B.    MHC-peptide interactions

In order to test the predictive ability of the MHC-peptide modelling software, it was decided to check, whether the program can rank the sequence of the bound peptides in MHC-peptide complexes as low energy binders from all possible overlapping 9 or 10 mers fragments obtained from the sequences of the proteins from which the bound peptide originated. The results of this analysis indicated that, using a residue based statistical potential, in majority of the cases it is possible to rank the bound peptides within top 20%. Hence, the residue based statistical potential can serve as a quick screening tool for identifying potential MHC binding sequences and detailed atomic models have to be taken into consideration for more accurate prediction of peptide specificity for MHC. Analysis of all the known MHC-peptide complex crystal structures indicated that the peptides bind in a similar extended conformation and hence it was decided to use the extended backbone conformation as seen in MHC-peptide complexes and a backbone dependent rotamer library for building all atom models for peptides in the MHC groove. The side chains were attached to the extended backbone using their most probable rotameric state and steric criteria. The accuracy of the generated conformations were tested by comparison with the known MHC-peptide complexes. The results indicate that 73% of the peptide side chains generated by the rotamer library approach have c values within ± 30° of their respective values in the crystal structure. This relatively simple approach is able to predict peptide conformations in the MHC groove with a reasonable accuracy. However, detailed comparison of the predicted conformations with crystal structures are being carried out to see if prediction accuracy can be improved further. The generated all atom MHC-peptide complexes are being ranked using various atom based statistical potentials and combinations of molecular mechanics and statistical potentials to achieve more accurate prediction of peptide sequence specificity for MHC.

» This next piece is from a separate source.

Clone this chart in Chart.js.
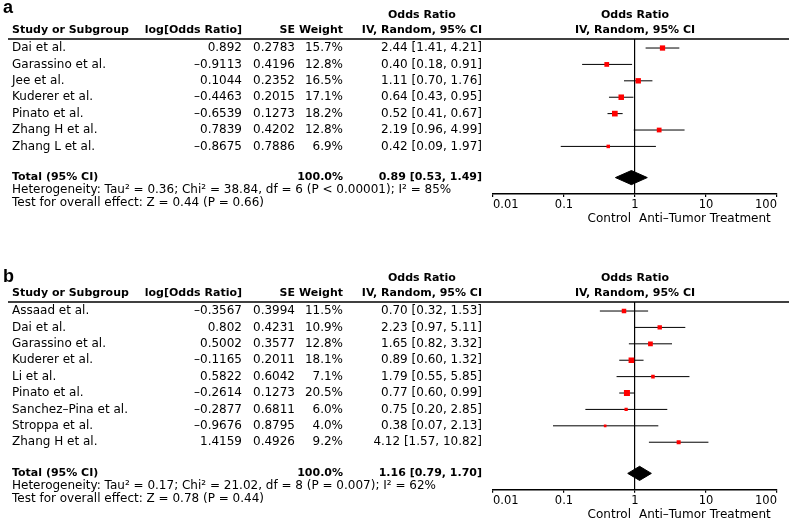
<!DOCTYPE html>
<html>
<head>
<meta charset="utf-8">
<script src="https://cdn.jsdelivr.net/npm/chart.js@4.4.1/dist/chart.umd.min.js"></script>
<style>
    html, body { margin: 0; padding: 0; background: #fff; }
    body { width: 789px; height: 520px; position: relative; overflow: hidden; }
    canvas { position: absolute; left: 0; }
</style>
</head>
<body>
<canvas id="panelA" width="789" height="263" style="top:0"></canvas>
<canvas id="panelB" width="789" height="257" style="top:263px"></canvas>
<script>
'use strict';

// Panel a
const studiesA = ['Dai et al.', 'Garassino et al.', 'Jee et al.', 'Kuderer et al.', 'Pinato et al.',
    'Zhang H et al.', 'Zhang L et al.'];
const logOrA = [0.892, -0.9113, 0.1044, -0.4463, -0.6539, 0.7839, -0.8675];
const seA = [0.2783, 0.4196, 0.2352, 0.2015, 0.1273, 0.4202, 0.7886];
const weightA = [15.7, 12.8, 16.5, 17.1, 18.2, 12.8, 6.9];
const orA = [2.44, 0.40, 1.11, 0.64, 0.52, 2.19, 0.42];
const lowA = [1.41, 0.18, 0.70, 0.43, 0.41, 0.96, 0.09];
const highA = [4.21, 0.91, 1.76, 0.95, 0.67, 4.99, 1.97];
const totalA = [0.89, 0.53, 1.49];   // OR, low, high
const totalWeightA = 100.0;
const hetA = 'Heterogeneity: Tau² = 0.36; Chi² = 38.84, df = 6 (P < 0.00001); I² = 85%';
const testA = 'Test for overall effect: Z = 0.44 (P = 0.66)';

// Panel b
const studiesB = ['Assaad et al.', 'Dai et al.', 'Garassino et al.', 'Kuderer et al.', 'Li et al.',
    'Pinato et al.', 'Sanchez–Pina et al.', 'Stroppa et al.', 'Zhang H et al.'];
const logOrB = [-0.3567, 0.802, 0.5002, -0.1165, 0.5822, -0.2614, -0.2877, -0.9676, 1.4159];
const seB = [0.3994, 0.4231, 0.3577, 0.2011, 0.6042, 0.1273, 0.6811, 0.8795, 0.4926];
const weightB = [11.5, 10.9, 12.8, 18.1, 7.1, 20.5, 6.0, 4.0, 9.2];
const orB = [0.70, 2.23, 1.65, 0.89, 1.79, 0.77, 0.75, 0.38, 4.12];
const lowB = [0.32, 0.97, 0.82, 0.60, 0.55, 0.60, 0.20, 0.07, 1.57];
const highB = [1.53, 5.11, 3.32, 1.32, 5.85, 0.99, 2.85, 2.13, 10.82];
const totalB = [1.16, 0.79, 1.70];
const totalWeightB = 100.0;
const hetB = 'Heterogeneity: Tau² = 0.17; Chi² = 21.02, df = 8 (P = 0.007); I² = 62%';
const testB = 'Test for overall effect: Z = 0.78 (P = 0.44)';

const xTicks = [0.01, 0.1, 1, 10, 100];
const sideLabels = ['Control', 'Anti–Tumor Treatment'];

const ROW_H = 16.4;
const FONT = '"DejaVu Sans", Verdana, sans-serif';
const COLS = {study: 12, logOr: 242, se: 295, weight: 343, ci: 482};

Chart.defaults.font.family = FONT;
Chart.defaults.font.size = 11;
Chart.defaults.color = '#000';

const fmtNum = v => String(v).replace('-', '–');
const fmtCi = (o, l, h) => `${o.toFixed(2)} [${l.toFixed(2)}, ${h.toFixed(2)}]`;

const forestText = {
    id: 'forestText',
    afterDraw(chart, args, opts) {
        const p = opts.panel;
        const {ctx, chartArea} = chart;
        const y = chart.scales.y;
        const x = chart.scales.x;
        const n = p.studies.length;
        const top = chartArea.top;
        ctx.save();
        ctx.strokeStyle = '#000';
        ctx.lineWidth = 1.5;
        ctx.beginPath();
        ctx.moveTo(8, top);
        ctx.lineTo(chart.width, top);
        ctx.stroke();

        ctx.fillStyle = '#000';
        // bold is drawn a size smaller: the regular face of the original is wider
        const text = (s, tx, ty, align, bold) => {
            ctx.font = bold ? 'bold 11px ' + FONT : '12px ' + FONT;
            ctx.textAlign = align || 'left';
            ctx.textBaseline = 'middle';
            ctx.fillText(s, tx, ty);
        };

        ctx.font = 'bold 18px "Liberation Sans", Arial, sans-serif';
        ctx.textAlign = 'left';
        ctx.textBaseline = 'alphabetic';
        ctx.fillText(p.letter, 3, p.letterY);

        // headers
        const h2 = top - 9, h1 = top - 24;
        text('Study or Subgroup', COLS.study, h2, 'left', true);
        text('log[Odds Ratio]', COLS.logOr, h2, 'right', true);
        text('SE', COLS.se, h2, 'right', true);
        text('Weight', COLS.weight, h2, 'right', true);
        text('IV, Random, 95% CI', COLS.ci, h2, 'right', true);
        ctx.font = 'bold 11px ' + FONT;
        const wIv = ctx.measureText('IV, Random, 95% CI').width;
        text('Odds Ratio', COLS.ci - wIv / 2, h1, 'center', true);
        const mid = (chartArea.left + chartArea.right) / 2;
        text('Odds Ratio', mid, h1, 'center', true);
        text('IV, Random, 95% CI', mid, h2, 'center', true);

        p.studies.forEach((s, i) => {
            const ry = y.getPixelForValue(i + 1);
            text(s, COLS.study, ry);
            text(fmtNum(p.logOr[i]), COLS.logOr, ry, 'right');
            text(fmtNum(p.se[i]), COLS.se, ry, 'right');
            text(p.weight[i].toFixed(1) + '%', COLS.weight, ry, 'right');
            text(fmtCi(p.or[i], p.low[i], p.high[i]), COLS.ci, ry, 'right');
        });

        const ty = y.getPixelForValue(n + 1.9);
        text('Total (95% CI)', COLS.study, ty, 'left', true);
        text(p.totalWeight.toFixed(1) + '%', COLS.weight, ty, 'right', true);
        text(fmtCi(p.total[0], p.total[1], p.total[2]), COLS.ci, ty, 'right', true);
        text(p.het, COLS.study, ty + 12.5);
        text(p.test, COLS.study, ty + 25);

        const x1 = x.getPixelForValue(1);
        const ly = chartArea.bottom + 25;
        text(sideLabels[0], x1 - 4, ly, 'right');
        text(sideLabels[1], x1 + 4, ly, 'left');
        ctx.restore();
    }
};

function forestChart(canvasId, p) {
    const canvas = document.getElementById(canvasId);
    const n = p.studies.length;
    const yMin = 0.45, yMax = n + 2.9;
    const totalRow = n + 1.9;
    const plotTop = 39, axisH = 20;
    const plotH = (yMax - yMin) * ROW_H;
    const dh = 0.43;
    const [tOr, tLo, tHi] = p.total;

    const datasets = [{
        data: p.or.map((v, i) => ({x: v, y: i + 1})),
        pointStyle: 'rect',
        pointRadius: p.weight.map(w => 1.33 * Math.sqrt(w) / Math.SQRT2),
        pointBackgroundColor: '#ff0000',
        pointBorderWidth: 0,
    }, {
        data: [{x: tLo, y: totalRow}, {x: tOr, y: totalRow - dh}, {x: tHi, y: totalRow},
            {x: tOr, y: totalRow + dh}, {x: tLo, y: totalRow}],
        showLine: true,
        fill: 'shape',
        backgroundColor: '#000',
        borderColor: '#000',
        borderWidth: 1,
        pointRadius: 0,
    }];
    p.low.forEach((lo, i) => {
        datasets.push({
            data: [{x: lo, y: i + 1}, {x: p.high[i], y: i + 1}],
            showLine: true,
            borderColor: '#000',
            borderWidth: 1,
            pointRadius: 0,
        });
    });

    return new Chart(canvas, {
        type: 'scatter',
        data: {datasets},
        options: {
            responsive: false,
            animation: false,
            events: [],
            layout: {
                padding: {left: 493, right: 12, top: plotTop,
                    bottom: canvas.height - plotTop - plotH - axisH}
            },
            plugins: {
                legend: {display: false},
                tooltip: {enabled: false},
                forestText: {panel: p}
            },
            scales: {
                x: {
                    type: 'logarithmic',
                    min: 0.01,
                    max: 100,
                    afterBuildTicks: scale => {
                        scale.ticks = xTicks.map(value => ({value}));
                    },
                    afterFit: scale => {
                        scale.height = axisH;
                    },
                    ticks: {
                        align: 'inner',
                        padding: 1,
                        maxRotation: 0,
                        autoSkip: false,
                        color: '#000',
                        font: {size: 11.5},
                        callback: v => String(v)
                    },
                    grid: {
                        drawOnChartArea: true,
                        color: c => (c.tick && c.tick.value === 1 ? '#000' : 'rgba(0,0,0,0)'),
                        tickColor: '#000',
                        tickLength: 3,
                        lineWidth: 1.2
                    },
                    border: {display: true, color: '#000', width: 1.5}
                },
                y: {
                    type: 'linear',
                    reverse: true,
                    min: yMin,
                    max: yMax,
                    display: false
                }
            }
        },
        plugins: [forestText]
    });
}

forestChart('panelA', {
    letter: 'a', letterY: 13,
    studies: studiesA, logOr: logOrA, se: seA, weight: weightA,
    or: orA, low: lowA, high: highA, total: totalA, totalWeight: totalWeightA,
    het: hetA, test: testA
});
forestChart('panelB', {
    letter: 'b', letterY: 19,
    studies: studiesB, logOr: logOrB, se: seB, weight: weightB,
    or: orB, low: lowB, high: highB, total: totalB, totalWeight: totalWeightB,
    het: hetB, test: testB
});
</script>
</body>
</html>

C.    Substrate specificity of b -ketoacyl synthase (KS) like condensing enzymes

The formation of carbon-carbon bond during polyketide biosynthesis is catalyzed by KS domains of modular polyketide synthases or by chalcone synthase like single mono-functional enzymes. Such domains or single enzymes have also been found in genomes of M.tb and other microbes, though their substrates are unknown. We have initiated molecular modelling studies to complement the experimental approaches pursued in Dr. Gokhale’s group for identifying possible substrates for such enzymes. For computational prediction of possible substrates, we are making use of the available knowledge base of the crystal structures of similar condensing enzymes, enzyme-substrate complexes and sequence information of a large number KS domains or chalcone synthase like proteins with known substrates. Since, sequences of 83 different KS domains with known substrate were available, a sequence based phylogenetic analysis was carried out to see if variation in length of the substrate and chemical substitutions on these substrates can be correlated with the sequence variations in the KS domains. However, no such correlation was obvious from phylogenetic analysis as KS domains show a high degree of sequence variations among themselves. Hence, it was decided to build 3D structures for these sequences by homology modelling approach using crystal structure of a condensing enzyme from fatty acid biosynthetic pathway as template and look for sequence variations among the residues lining the active site cavity. Homology models have been built for several KS domains and chalcone synthase like proteins using MODELLER package. Analysis of the shape and chemical nature of the active site cavity is being carried out to correlate them with the substrate types and the results of this analysis would help us in predicting unknown substrates.